Huit remorqueurs ont été dépêchés sur place pour aider à remettre le géant des mers à flots.
A la suite de l’incident, des dizaines de navires attentaient de pouvoir emprunter le canal, selon une source maritime.
Le retour à la normale n’était pas acquis en milieu de journée mais, selon une source à la SCA, les navires venus de Méditerranée pouvaient de nouveau commencer à se déplacer vers le sud en direction de la mer Rouge.
Reste à savoir si ces navires vont ou non devoir attendre dans la région des lacs, autour d’Ismaïlia avant de naviguer vers Suez pour sortir du canal.
L’Ever Given, qui fait plus de 220.000 tonnes, naviguait vers Rotterdam depuis l’Asie. Il venait de franchir l’entrée sud du canal à Suez, selon le site Vesselfinder.
– Manque de visibilité –
L’échouement « est dû principalement au manque de visibilité en raison des conditions météorologiques, alors que les vents ont atteint 40 noeuds (74 km/h, NDLR), ce qui a affecté le contrôle du navire qui s’est échoué », a précisé la SCA dans un communiqué.
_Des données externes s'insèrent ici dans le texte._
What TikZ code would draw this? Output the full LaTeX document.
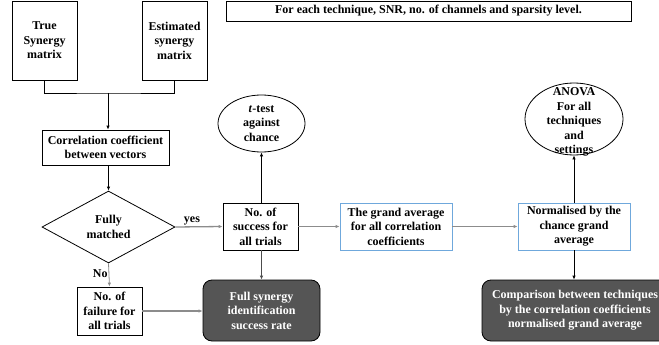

Elle a évoqué un vent de sable, phénomène courant en Egypte en cette période de l’année.
« Le porte-conteneurs s’est échoué accidentellement, probablement après avoir été frappé par une rafale de vent », avait déclaré un peu plus tôt à l’AFP la compagnie Evergreen Marine Corp, qui opère le navire.
Le tronçon historique du canal, situé dans la partie centrale de la voie d’eau, a pu être rouvert dans les deux sens de navigation, selon les autorités, mais elles n’ont pas précisé l’effet sur la résorption de la perturbation créée par l’Ever Given.
Un tel incident peut avoir des conséquences sur l’écoulement du trafic maritime dans une voie de navigation qui concentre environ 10% du commerce maritime international, selon des experts.
« Le passage dans Suez est toujours pris en compte et, quand il y a un gros incident comme celui-là, ça crée du retard et un effet domino derrière », a expliqué à l’AFP Camille Egloff, spécialiste du transport maritime au Boston Consulting Group.
Elle a précisé que le retard n’était qu’une « question d’heures » car « on est dans un environnement hyper contrôlé » mais il devrait avoir un coût « parce que ça bloque le trafic derrière ».
Les premières informations indiquant qu’un navire s’était échoué et bloquait le Canal de Suez « ont fait grimpé les cours du pétrole », a expliqué Bjornar Tonhaugen, analyste de Rystad Energy, car ce blocage « perturbe le transit du pétrole mais aussi celui d’autres marchandises ».
Près de 19.000 navires ont emprunté le Canal de Suez en 2020, selon la SCA.
Un nouveau tronçon creusé en 2014-2015 a facilité le croisement des convois et diminué la durée de la traversée.
– Source de revenus –
Ce canal est une source essentielle de revenus pour l’Egypte, à laquelle il a rapporté 5,61 milliards de dollars (4,74 milliards d’euros) en 2020.
Le président égyptien Abdel Fattah al-Sissi avait annoncé en 2015 un projet de développement visant à réduire les temps d’attente et à doubler le nombre des navires d’ici 2023.
Les autorités annoncent régulièrement des records de tonnage. En août 2019, 6,1 millions de tonnes y ont transité en une journée.
Conçu à l’initiative de Ferdinand de Lesseps, entrepreneur et diplomate français, le projet colossal a nécessité dix ans de travaux (1859-1869), auxquels ont participé un million d’Egyptiens, selon les autorités actuelles.
Des dizaines de milliers d’entre eux sont morts, estiment des experts.
Long de 164 kilomètres à l’époque, le Canal de Suez n’est « pas l’apanage d’une nation: (…) il appartient à une aspiration de l’humanité », lançait en 1864 Ferdinand de Lesseps, quelque 4.000 ans après les premiers projets de canal des Pharaons.
Trait d’union maritime entre l’Europe et l’Asie, cette voie a permis de ne plus avoir à contourner un autre continent, l’Afrique, via le redoutable Cap de Bonne-Espérance. Mais elle a aussi connu plusieurs guerres et des années d’inactivité.
Cette histoire a été marquée tout particulièrement par l’année charnière 1956: le 26 juillet, Gamal Abdel Nasser, tout juste élu président, a nationalisé le Canal de Suez.